AIM ::
Below is a block of records; reproduce all of them exactly and leave out any pictures.

Figure scripts:
════

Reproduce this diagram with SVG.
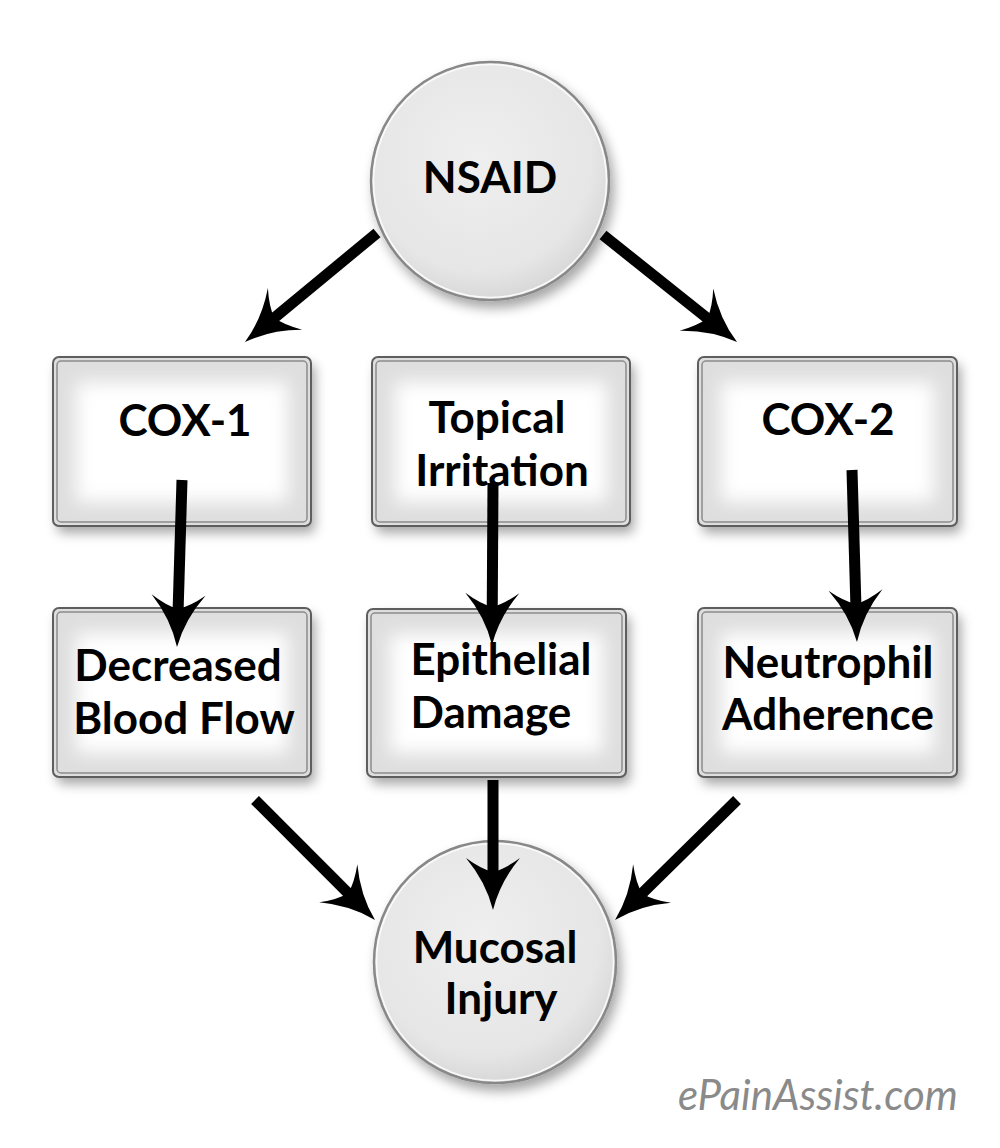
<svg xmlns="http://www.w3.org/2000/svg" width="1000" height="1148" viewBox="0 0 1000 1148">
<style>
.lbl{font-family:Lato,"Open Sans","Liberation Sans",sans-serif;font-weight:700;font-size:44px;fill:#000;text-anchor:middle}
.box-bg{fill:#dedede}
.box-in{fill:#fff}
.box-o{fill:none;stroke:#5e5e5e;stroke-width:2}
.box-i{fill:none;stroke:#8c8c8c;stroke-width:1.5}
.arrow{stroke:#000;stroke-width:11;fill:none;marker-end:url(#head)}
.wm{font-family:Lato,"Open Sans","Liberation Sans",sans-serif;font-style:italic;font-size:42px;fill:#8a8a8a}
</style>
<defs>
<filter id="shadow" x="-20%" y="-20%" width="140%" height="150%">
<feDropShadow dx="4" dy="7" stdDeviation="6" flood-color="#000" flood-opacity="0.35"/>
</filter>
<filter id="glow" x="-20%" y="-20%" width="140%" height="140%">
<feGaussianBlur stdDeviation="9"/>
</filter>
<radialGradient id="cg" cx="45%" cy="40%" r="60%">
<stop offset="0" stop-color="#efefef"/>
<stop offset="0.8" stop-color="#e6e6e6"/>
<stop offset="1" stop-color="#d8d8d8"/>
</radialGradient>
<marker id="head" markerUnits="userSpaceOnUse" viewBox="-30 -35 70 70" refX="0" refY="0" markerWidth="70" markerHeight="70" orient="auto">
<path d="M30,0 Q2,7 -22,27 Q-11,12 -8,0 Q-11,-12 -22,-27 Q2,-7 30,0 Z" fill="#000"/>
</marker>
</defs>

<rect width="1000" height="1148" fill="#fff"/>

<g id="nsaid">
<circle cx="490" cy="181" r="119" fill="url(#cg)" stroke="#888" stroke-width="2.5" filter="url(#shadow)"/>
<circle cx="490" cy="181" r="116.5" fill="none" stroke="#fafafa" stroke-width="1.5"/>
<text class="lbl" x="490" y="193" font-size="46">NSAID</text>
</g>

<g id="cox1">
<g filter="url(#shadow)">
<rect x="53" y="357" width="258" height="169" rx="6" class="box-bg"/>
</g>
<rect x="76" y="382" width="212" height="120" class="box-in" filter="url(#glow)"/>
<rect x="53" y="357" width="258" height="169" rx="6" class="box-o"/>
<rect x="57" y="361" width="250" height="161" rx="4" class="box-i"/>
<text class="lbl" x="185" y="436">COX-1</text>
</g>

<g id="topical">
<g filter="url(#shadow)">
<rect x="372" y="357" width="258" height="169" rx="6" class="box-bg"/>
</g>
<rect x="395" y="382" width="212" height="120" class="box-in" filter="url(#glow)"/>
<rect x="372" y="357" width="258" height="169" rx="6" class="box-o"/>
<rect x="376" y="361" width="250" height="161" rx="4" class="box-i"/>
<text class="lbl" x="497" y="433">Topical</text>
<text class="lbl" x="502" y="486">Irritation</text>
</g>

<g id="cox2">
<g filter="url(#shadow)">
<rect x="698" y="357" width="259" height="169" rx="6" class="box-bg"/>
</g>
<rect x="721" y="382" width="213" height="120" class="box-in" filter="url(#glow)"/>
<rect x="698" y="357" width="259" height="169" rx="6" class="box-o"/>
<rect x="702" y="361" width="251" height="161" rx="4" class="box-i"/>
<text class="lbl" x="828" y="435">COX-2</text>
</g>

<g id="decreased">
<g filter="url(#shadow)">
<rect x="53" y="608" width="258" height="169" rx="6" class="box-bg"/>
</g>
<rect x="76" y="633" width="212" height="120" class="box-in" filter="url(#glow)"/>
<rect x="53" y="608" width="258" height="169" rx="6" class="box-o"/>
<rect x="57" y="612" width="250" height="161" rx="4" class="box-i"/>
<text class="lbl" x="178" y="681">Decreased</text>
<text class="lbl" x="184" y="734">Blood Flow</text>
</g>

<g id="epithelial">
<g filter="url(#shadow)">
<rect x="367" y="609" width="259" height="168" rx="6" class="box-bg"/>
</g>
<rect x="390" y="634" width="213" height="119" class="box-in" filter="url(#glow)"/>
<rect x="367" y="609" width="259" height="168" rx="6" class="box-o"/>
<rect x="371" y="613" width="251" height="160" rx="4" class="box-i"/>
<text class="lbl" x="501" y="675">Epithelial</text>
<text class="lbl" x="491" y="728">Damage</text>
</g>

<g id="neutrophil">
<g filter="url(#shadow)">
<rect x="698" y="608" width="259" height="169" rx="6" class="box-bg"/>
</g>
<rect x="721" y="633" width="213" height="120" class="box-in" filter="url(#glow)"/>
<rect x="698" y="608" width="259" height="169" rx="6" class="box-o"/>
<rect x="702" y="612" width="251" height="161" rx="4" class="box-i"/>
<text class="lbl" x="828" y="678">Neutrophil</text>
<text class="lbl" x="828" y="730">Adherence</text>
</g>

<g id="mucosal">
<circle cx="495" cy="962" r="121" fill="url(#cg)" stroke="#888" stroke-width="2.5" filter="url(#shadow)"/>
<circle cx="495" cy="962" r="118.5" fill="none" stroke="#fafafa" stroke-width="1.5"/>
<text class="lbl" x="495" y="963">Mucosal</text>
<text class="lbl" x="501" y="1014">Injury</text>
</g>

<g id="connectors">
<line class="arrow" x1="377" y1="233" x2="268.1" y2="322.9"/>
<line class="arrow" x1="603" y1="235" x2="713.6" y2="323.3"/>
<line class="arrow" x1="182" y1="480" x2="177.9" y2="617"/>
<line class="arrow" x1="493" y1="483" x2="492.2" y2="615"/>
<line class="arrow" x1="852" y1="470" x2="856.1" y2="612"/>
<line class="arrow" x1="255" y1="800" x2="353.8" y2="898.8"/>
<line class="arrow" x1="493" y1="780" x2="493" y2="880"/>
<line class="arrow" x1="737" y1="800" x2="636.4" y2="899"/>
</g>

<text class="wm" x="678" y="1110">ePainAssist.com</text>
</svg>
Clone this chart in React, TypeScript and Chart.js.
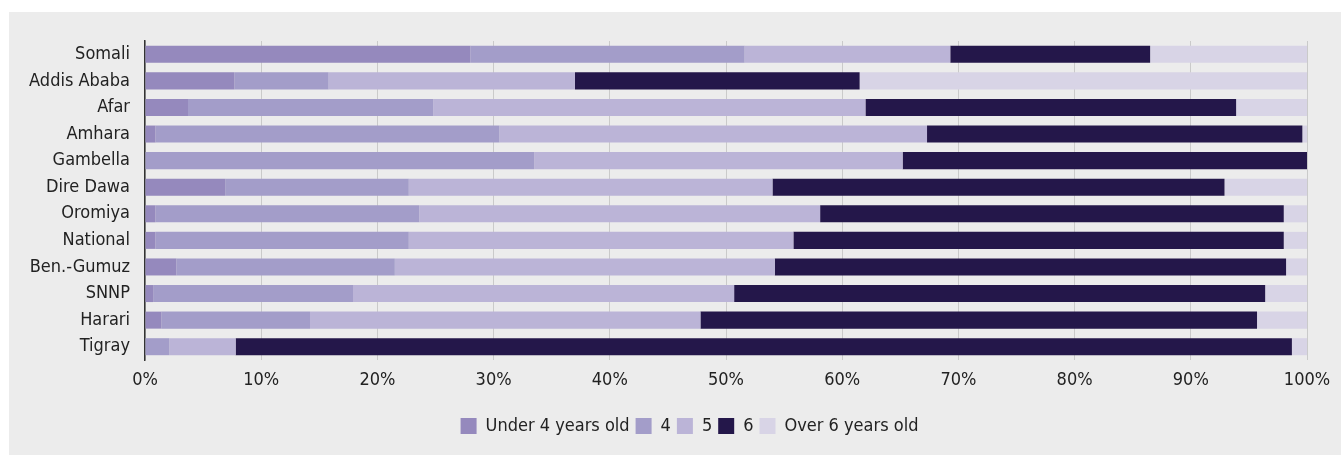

════

ANSWER TO THIS TASK ::
Reproduce this diagram with SVG.
<svg xmlns="http://www.w3.org/2000/svg" width="1000" height="1148" viewBox="0 0 1000 1148">
<style>
.lbl{font-family:Lato,"Open Sans","Liberation Sans",sans-serif;font-weight:700;font-size:44px;fill:#000;text-anchor:middle}
.box-bg{fill:#dedede}
.box-in{fill:#fff}
.box-o{fill:none;stroke:#5e5e5e;stroke-width:2}
.box-i{fill:none;stroke:#8c8c8c;stroke-width:1.5}
.arrow{stroke:#000;stroke-width:11;fill:none;marker-end:url(#head)}
.wm{font-family:Lato,"Open Sans","Liberation Sans",sans-serif;font-style:italic;font-size:42px;fill:#8a8a8a}
</style>
<defs>
<filter id="shadow" x="-20%" y="-20%" width="140%" height="150%">
<feDropShadow dx="4" dy="7" stdDeviation="6" flood-color="#000" flood-opacity="0.35"/>
</filter>
<filter id="glow" x="-20%" y="-20%" width="140%" height="140%">
<feGaussianBlur stdDeviation="9"/>
</filter>
<radialGradient id="cg" cx="45%" cy="40%" r="60%">
<stop offset="0" stop-color="#efefef"/>
<stop offset="0.8" stop-color="#e6e6e6"/>
<stop offset="1" stop-color="#d8d8d8"/>
</radialGradient>
<marker id="head" markerUnits="userSpaceOnUse" viewBox="-30 -35 70 70" refX="0" refY="0" markerWidth="70" markerHeight="70" orient="auto">
<path d="M30,0 Q2,7 -22,27 Q-11,12 -8,0 Q-11,-12 -22,-27 Q2,-7 30,0 Z" fill="#000"/>
</marker>
</defs>

<rect width="1000" height="1148" fill="#fff"/>

<g id="nsaid">
<circle cx="490" cy="181" r="119" fill="url(#cg)" stroke="#888" stroke-width="2.5" filter="url(#shadow)"/>
<circle cx="490" cy="181" r="116.5" fill="none" stroke="#fafafa" stroke-width="1.5"/>
<text class="lbl" x="490" y="193" font-size="46">NSAID</text>
</g>

<g id="cox1">
<g filter="url(#shadow)">
<rect x="53" y="357" width="258" height="169" rx="6" class="box-bg"/>
</g>
<rect x="76" y="382" width="212" height="120" class="box-in" filter="url(#glow)"/>
<rect x="53" y="357" width="258" height="169" rx="6" class="box-o"/>
<rect x="57" y="361" width="250" height="161" rx="4" class="box-i"/>
<text class="lbl" x="185" y="436">COX-1</text>
</g>

<g id="topical">
<g filter="url(#shadow)">
<rect x="372" y="357" width="258" height="169" rx="6" class="box-bg"/>
</g>
<rect x="395" y="382" width="212" height="120" class="box-in" filter="url(#glow)"/>
<rect x="372" y="357" width="258" height="169" rx="6" class="box-o"/>
<rect x="376" y="361" width="250" height="161" rx="4" class="box-i"/>
<text class="lbl" x="497" y="433">Topical</text>
<text class="lbl" x="502" y="486">Irritation</text>
</g>

<g id="cox2">
<g filter="url(#shadow)">
<rect x="698" y="357" width="259" height="169" rx="6" class="box-bg"/>
</g>
<rect x="721" y="382" width="213" height="120" class="box-in" filter="url(#glow)"/>
<rect x="698" y="357" width="259" height="169" rx="6" class="box-o"/>
<rect x="702" y="361" width="251" height="161" rx="4" class="box-i"/>
<text class="lbl" x="828" y="435">COX-2</text>
</g>

<g id="decreased">
<g filter="url(#shadow)">
<rect x="53" y="608" width="258" height="169" rx="6" class="box-bg"/>
</g>
<rect x="76" y="633" width="212" height="120" class="box-in" filter="url(#glow)"/>
<rect x="53" y="608" width="258" height="169" rx="6" class="box-o"/>
<rect x="57" y="612" width="250" height="161" rx="4" class="box-i"/>
<text class="lbl" x="178" y="681">Decreased</text>
<text class="lbl" x="184" y="734">Blood Flow</text>
</g>

<g id="epithelial">
<g filter="url(#shadow)">
<rect x="367" y="609" width="259" height="168" rx="6" class="box-bg"/>
</g>
<rect x="390" y="634" width="213" height="119" class="box-in" filter="url(#glow)"/>
<rect x="367" y="609" width="259" height="168" rx="6" class="box-o"/>
<rect x="371" y="613" width="251" height="160" rx="4" class="box-i"/>
<text class="lbl" x="501" y="675">Epithelial</text>
<text class="lbl" x="491" y="728">Damage</text>
</g>

<g id="neutrophil">
<g filter="url(#shadow)">
<rect x="698" y="608" width="259" height="169" rx="6" class="box-bg"/>
</g>
<rect x="721" y="633" width="213" height="120" class="box-in" filter="url(#glow)"/>
<rect x="698" y="608" width="259" height="169" rx="6" class="box-o"/>
<rect x="702" y="612" width="251" height="161" rx="4" class="box-i"/>
<text class="lbl" x="828" y="678">Neutrophil</text>
<text class="lbl" x="828" y="730">Adherence</text>
</g>

<g id="mucosal">
<circle cx="495" cy="962" r="121" fill="url(#cg)" stroke="#888" stroke-width="2.5" filter="url(#shadow)"/>
<circle cx="495" cy="962" r="118.5" fill="none" stroke="#fafafa" stroke-width="1.5"/>
<text class="lbl" x="495" y="963">Mucosal</text>
<text class="lbl" x="501" y="1014">Injury</text>
</g>

<g id="connectors">
<line class="arrow" x1="377" y1="233" x2="268.1" y2="322.9"/>
<line class="arrow" x1="603" y1="235" x2="713.6" y2="323.3"/>
<line class="arrow" x1="182" y1="480" x2="177.9" y2="617"/>
<line class="arrow" x1="493" y1="483" x2="492.2" y2="615"/>
<line class="arrow" x1="852" y1="470" x2="856.1" y2="612"/>
<line class="arrow" x1="255" y1="800" x2="353.8" y2="898.8"/>
<line class="arrow" x1="493" y1="780" x2="493" y2="880"/>
<line class="arrow" x1="737" y1="800" x2="636.4" y2="899"/>
</g>

<text class="wm" x="678" y="1110">ePainAssist.com</text>
</svg>
Clone this chart in React, TypeScript and Chart.js.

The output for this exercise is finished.